“Walking the Gemba” is an expression used by practitioners of Lean Management. You have to get of your chair and walk to the “floor”, observe without interfering the actual processes as they are executed. Walking the Gemba on a regular basis will give you the deep understanding of reality which is needed to guide improvements. This week I heard one bad and two good examples from different industries.
The new management of a merged healthcare institute prides itself that they visit all locations. The reality is that they have meetings in these locations, staff sees them walking in…and walking out. No contact what so ever. The bitterness in the staff rises because they get chastised about their performance based on (in their opinion totally wrong) reports out o the new IT-system.
The surgeons of a hospital that is being scrutinized for quality issues have to take a training where they physically follow and comment on all steps a patient will experience. All 35-40 steps from intake to release after surgery, including the support processes preparing everything for surgery.
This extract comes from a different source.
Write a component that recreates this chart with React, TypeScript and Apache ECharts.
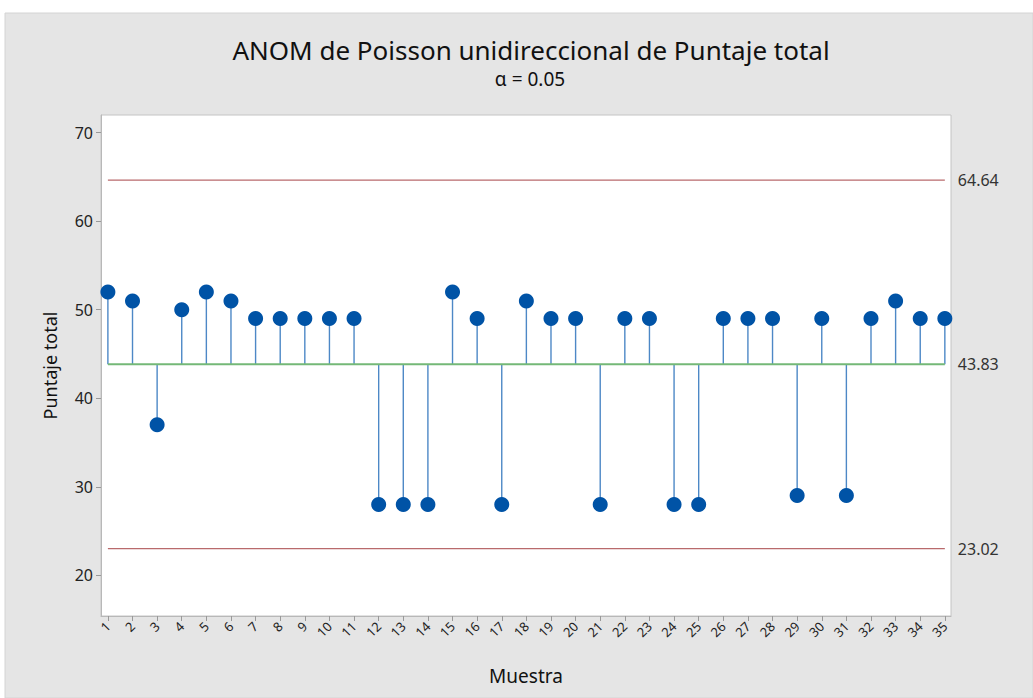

A contractor who builds fiber networks experienced serious overruns on costs and time while integrating existing duct networks (50 mm HDPE tube). The management “walked the gemba” and spent a day or two in the trenches. To their utter shock they saw that their subcontractors had developed a quick and dirty method to identify the right duct in a bundle you have dug up. Just close one side of the tube , put pressure on the tube on the other end, take a drill and drill a small hole in each tube where you have dug. If the tube starts hissing it is the right one. Unfortunately the drilled tubes now are damaged. They have a leak, take in water, it may not be possible any more later on to blow fiber through the tube. But hey, whose problem is that?